Here is a picture of one such street in Walker, MN, that we have posted here in the past.

This street from Walker is still a little wider than it needs to be. A car can park on each side and two cars can still meet, although the closeness will prompt them to slow down. With the very low volume of these streets, the width could be reduced even further so that, on the relatively rare occurrence that two cars meet head on, they would have to pull over and let one other pass. Before big budgets and auto-centric design mania, the yield design was quite common.

My larger point is less about the street widths (I'll write more about the urban design later in the week), but more about the overall expense of it all. If you can drive 10 mph faster due to the wider streets, after a quarter of a mile you would save a minute and a half (and that assumes there are no stop signs or other intersections). Is it worth literally tens of millions of dollars in added expense for a few seconds a day?

Of course not, but as I'll show later this week, that is not the only cost.

One other observation. It would be argued vehemently by the Brainerd fire department that these wide streets are necessary so fire trucks can get access quickly in an emergency. It is a public safety issue, which has been argued at every level of this debate across the entire country.
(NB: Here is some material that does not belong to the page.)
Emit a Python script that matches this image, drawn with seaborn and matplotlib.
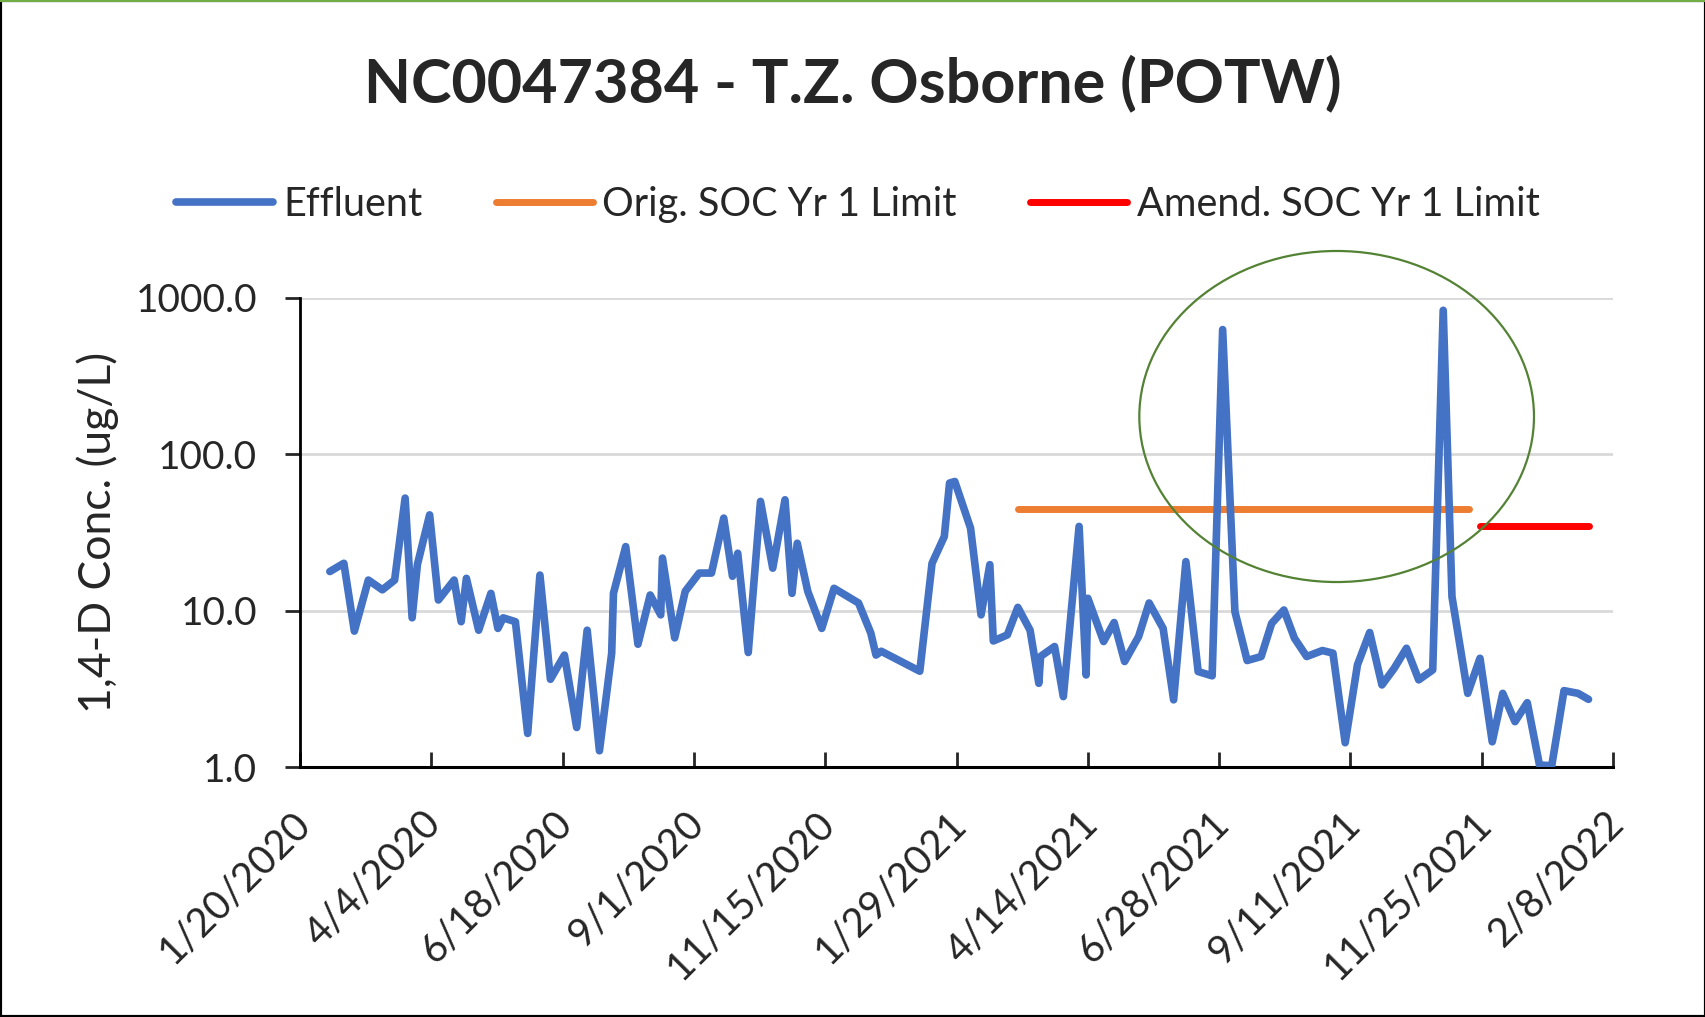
import pandas as pd
import numpy as np
import matplotlib.pyplot as plt
import matplotlib.transforms as mtransforms
import seaborn as sns
from matplotlib.patches import Ellipse, Rectangle
from matplotlib.lines import Line2D

# region << Data >>
effluent_dates = [
    '2020-02-06', '2020-02-14', '2020-02-20', '2020-02-28', '2020-03-07', '2020-03-14',
    '2020-03-20', '2020-03-24', '2020-03-27', '2020-04-03', '2020-04-08', '2020-04-17',
    '2020-04-21', '2020-04-24', '2020-05-01', '2020-05-08', '2020-05-12', '2020-05-15',
    '2020-05-22', '2020-05-29', '2020-06-05', '2020-06-11', '2020-06-19', '2020-06-26',
    '2020-07-02', '2020-07-09', '2020-07-16', '2020-07-17', '2020-07-24', '2020-07-31',
    '2020-08-07', '2020-08-13', '2020-08-14', '2020-08-21', '2020-08-27', '2020-09-04',
    '2020-09-11', '2020-09-18', '2020-09-23', '2020-09-26', '2020-10-02', '2020-10-09',
    '2020-10-16', '2020-10-23', '2020-10-27', '2020-10-30', '2020-11-05', '2020-11-13',
    '2020-11-20', '2020-12-04', '2020-12-11', '2020-12-14', '2020-12-17', '2021-01-08',
    '2021-01-15', '2021-01-22', '2021-01-25', '2021-01-28', '2021-02-06', '2021-02-12',
    '2021-02-17', '2021-02-19', '2021-02-27', '2021-03-05', '2021-03-12', '2021-03-17',
    '2021-03-18', '2021-03-26', '2021-03-31', '2021-04-09', '2021-04-13', '2021-04-14',
    '2021-04-23', '2021-04-29', '2021-05-05', '2021-05-13', '2021-05-19', '2021-05-27',
    '2021-06-02', '2021-06-09', '2021-06-16', '2021-06-24', '2021-06-30', '2021-07-07',
    '2021-07-14', '2021-07-22', '2021-07-28', '2021-08-04', '2021-08-10', '2021-08-17',
    '2021-08-26', '2021-09-01', '2021-09-08', '2021-09-15', '2021-09-22', '2021-09-29',
    '2021-10-06', '2021-10-13', '2021-10-20', '2021-10-28', '2021-11-03', '2021-11-08',
    '2021-11-17', '2021-11-24', '2021-12-01', '2021-12-07', '2021-12-14', '2021-12-21',
    '2021-12-28', '2022-01-04', '2022-01-11', '2022-01-19', '2022-01-25']
effluent_values = [
    17.8, 20.1, 7.4, 15.7, 13.6, 15.7,
    52.5, 9.0, 19.7, 41.0, 11.7, 15.7,
    8.5, 16.1, 7.5, 12.9, 7.7, 9.0,
    8.5, 1.64, 16.9, 3.64, 5.2, 1.79,
    7.5, 1.27, 5.35, 12.9, 25.7, 6.1,
    12.6, 9.4, 21.7, 6.7, 13.3, 17.4,
    17.4, 39.1, 16.6, 23.3, 5.4, 50.0,
    18.7, 51.2, 12.9, 27.0, 13.3, 7.7,
    13.9, 11.2, 7.2, 5.2, 5.5, 4.1,
    20.1, 29.8, 65.5, 67.0, 33.7, 9.4,
    19.7, 6.4, 7.0, 10.5, 7.5, 3.43,
    5.1, 5.9, 2.82, 34.6, 3.88, 12.0,
    6.35, 8.4, 4.73, 6.83, 11.2, 7.7,
    2.69, 20.6, 4.08, 3.83, 628.0, 9.87,
    4.8, 5.09, 8.3, 10.1, 6.67, 5.09,
    5.56, 5.35, 1.43, 4.5, 7.25, 3.35,
    4.28, 5.75, 3.61, 4.18, 834.0, 12.3,
    2.96, 4.96, 1.45, 2.96, 1.95, 2.58,
    1.03, 1.02, 3.08, 2.96, 2.71]

orig_limit_dates = ['2021-03-05', '2021-11-18']
orig_limit_values = [45.0, 45.0]
amend_limit_dates = ['2021-11-24', '2022-01-25']
amend_limit_values = [35.0, 35.0]

x_start, x_end = '2020-01-20', '2022-02-08'
y_ticks = [1, 10, 100, 1000]
title = 'NC0047384 - T.Z. Osborne (POTW)'
# endregion

df_eff = pd.DataFrame({'date': pd.to_datetime(effluent_dates), 'value': effluent_values})
df_orig = pd.DataFrame({'date': pd.to_datetime(orig_limit_dates), 'value': orig_limit_values})
df_amend = pd.DataFrame({'date': pd.to_datetime(amend_limit_dates), 'value': amend_limit_values})

sns.set_style('white')
plt.rcParams['font.family'] = ['Lato', 'DejaVu Sans']

fig = plt.figure(figsize=(17.06, 10.17), dpi=100)
ax = fig.add_axes([0.1759, 0.2458, 0.7696, 0.4612])

# Lines
sns.lineplot(data=df_eff, x='date', y='value', ax=ax, color='#4472C4', linewidth=5.5,
             label='Effluent', solid_joinstyle='round', solid_capstyle='round', zorder=4)
sns.lineplot(data=df_orig, x='date', y='value', ax=ax, color='#ED7D31', linewidth=5,
             label='Orig. SOC Yr 1 Limit', solid_capstyle='round', zorder=3)
sns.lineplot(data=df_amend, x='date', y='value', ax=ax, color='#FF0000', linewidth=5,
             label='Amend. SOC Yr 1 Limit', solid_capstyle='round', zorder=3)

# Reformat y-axis
ax.set_yscale('log')
ax.set_ylim(1, 1000)
ax.set_yticks(y_ticks)
ax.yaxis.set_major_formatter(lambda s, i: f'{s:.1f}')
ax.yaxis.set_minor_locator(plt.NullLocator())
ax.set_ylabel('1,4-D Conc. (ug/L)', fontsize=32, labelpad=12)
ax.yaxis.set_tick_params(which='major', direction='out', length=11, width=2,
                         pad=20, labelsize=28, left=True)

# Reformat x-axis
x_ticks = pd.date_range(x_start, x_end, freq='75D')
ax.set_xlim(pd.Timestamp(x_start), pd.Timestamp(x_end))
ax.set_xticks(x_ticks)
ax.set_xticklabels([f'{d.month}/{d.day}/{d.year}' for d in x_ticks],
                   rotation=45, ha='right', va='top', rotation_mode='anchor')
ax.set_xlabel('')
ax.xaxis.set_tick_params(direction='in', length=11, width=2, pad=27, labelsize=28.5, bottom=True)

# nudge the date labels a little to the left
shift = mtransforms.ScaledTranslation(-0.09, 0, fig.dpi_scale_trans)
for lab in ax.get_xticklabels():
    lab.set_transform(lab.get_transform() + shift)

# Create the grid
ax.grid(which='major', axis='y', color='#D9D9D9', linewidth=2, zorder=0)
ax.grid(False, axis='x')

# Remove the spines
ax.spines[['top', 'right']].set_visible(False)
ax.spines['left'].set_linewidth(2)
ax.spines['bottom'].set_linewidth(2.2)
ax.spines[['left', 'bottom']].set_color('black')

# Circle round the two spikes
ax.add_patch(Ellipse((0.7895, 0.7473), 0.3006, 0.7058, transform=ax.transAxes,
                     fill=False, edgecolor='#548235', linewidth=1.6, clip_on=False, zorder=5))

# Legend on top
handles, labels = ax.get_legend_handles_labels()
ax.get_legend().remove()
fig.legend(handles, labels, loc='center', bbox_to_anchor=(0.503, 0.799), ncol=3,
           frameon=False, fontsize=28.5, handlelength=2.45, handletextpad=0.25,
           columnspacing=1.85)

# Title
fig.text(0.5, 0.918, title, ha='center', va='center', fontsize=44, weight='bold')

# Chart border
fig.add_artist(Rectangle((0, 0), 1, 1, transform=fig.transFigure, fill=False,
                         edgecolor='black', linewidth=3))
fig.add_artist(Line2D([0, 1], [0.999, 0.999], transform=fig.transFigure,
                      color='#70AD47', linewidth=1.5))

fig.savefig('out.png', dpi=100)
It is interesting to observe that Brainerd spent all this money ensuring that the streets had great emergency access but, as a result, do not have the money to maintain their fire department or the response time of a full-time staff (but they do have a jaws-of-life for when those high speed cars collide).

Communities looking for a different approach would do well to get a copy of a new book by the Institute of Transportation Engineers on a context-sensitive approach to neighborhood street design.